Se fueron al cine a comer palomitas de maíz, y luego comieron mazorcas en el parque, aunque los picotazos inciertos de la delicada gallinita pronto llenaron de pedacitos de  elote la cara y el saco de nuestro puerquito. Hicieron fotos juntos. Pero la prueba más fuerte llegó cuando volvieron al restaurante. Mientras degustaban una entrada de elotes amarillos maduritos relucientes de mantequilla, una gran platada de huevos con dos yemas redonditas, tiernas, aún en movimiento, pasaron frente a nuestro puerquito que adoraba los huevos. Era adicto a ellos, tenía que reconocerlo. Trató de mirar a otro lado. Y sus ojos tropezaron con la tierna margarita del restaurante, de esas margaritas que enamoran y que muchas veces están en las mesas de los restaurantes, por cualquier cosa, y que también tenía forma de… ¡huevo estrellado!
Estaba desesperado y ansioso. Así que cuando la gallinita, que de por sí se dormía tempranito, se acurrucó para dormir, se fue para asaltar el restaurante. Calientito y todo con pijama, nuestro puerquito abrió cuidadosamente la puerta del restaurante y comenzó a prepararse todos los huevos que encontró a la mano… bueno, a la pata. Y aspirando el delicado perfume de claras fritas y tiernas yemas, recordó al ver una margarita en la mesa todo el amor que tenía por la gallinita. Vio la primer foto y sintió en su corazón que había resuelto el enigma que hizo temblar a biólogos y filósofos: era primero la gallina y no el huevo. Al amanecer, cuando despertó la gallinita, el puerquito no estaba en la cama junto a ella. Había dejado un gran vacío. Pero un rico olor a elotes con mantequilla desde la cocina vino a darle los buenos días.

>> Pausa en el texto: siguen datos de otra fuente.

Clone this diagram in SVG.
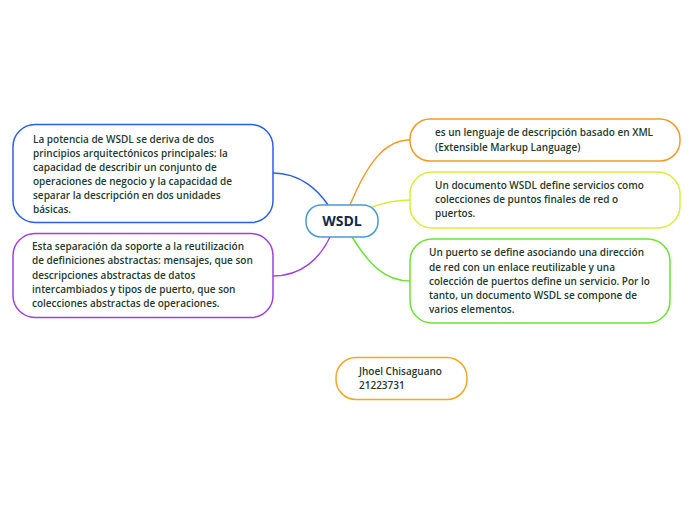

Queridas hijas, queridos hijos. En la Regla de San Benito hay una conocida frase que aprendí hace muchos años: «No anteponer nada a Cristo». Cuando era novicio me di cuenta que la frase en realidad viene de Cipriano. El texto de Cipriano dice: «Los que hemos sido redimidos y vivificados con la sangre de Cristo, nada debemos anteponer a Cristo porque tampoco él nada antepuso a nosotros». La frase de San Cipriano me parece bella, incluso más bella que la de San Benito. Y me preguntaba por qué Benito había recortado una frase tan bella. Con los años me di cuenta que Cristo sí antepuso algo entre él y cada uno de nosotros. Antepuso al hermano. Y nadie puede aspirar seriamente a la vida eterna si no piensa también en sus hermanos. El amor nos recuerda que fue primero la gallina y no el huevo. Porque la libertad está antes que nuestras dependencias y necesidades. El amor nos enseña que nadie puede pensar que ha amado a Dios si de verdad no ha amado a su prójimo hasta hacer del otro alguien mejor, alguien más elevado. Y que hay que sobreponer al tú por encima del yo para alcanzar juntos el cielo, porque no se va solos a la vida eterna. Por eso el amor es una elección que lleva consigo también muchas renuncias. No se hace de una sola renuncia, sino de muchas, a veces tantas como instantes tiene el tiempo. Y es precisamente la renuncia que Dios acoge lo que puede hacer eterno el amor, como todo sacrificio. «Tienes razón cuando dices que el Señor es único y que no hay otro fuera de él, y que amarlo con todo el corazón, con toda el alma, con todas las fuerzas, y amar al prójimo como a uno mismo, vale más que todos los holocaustos y sacrificios».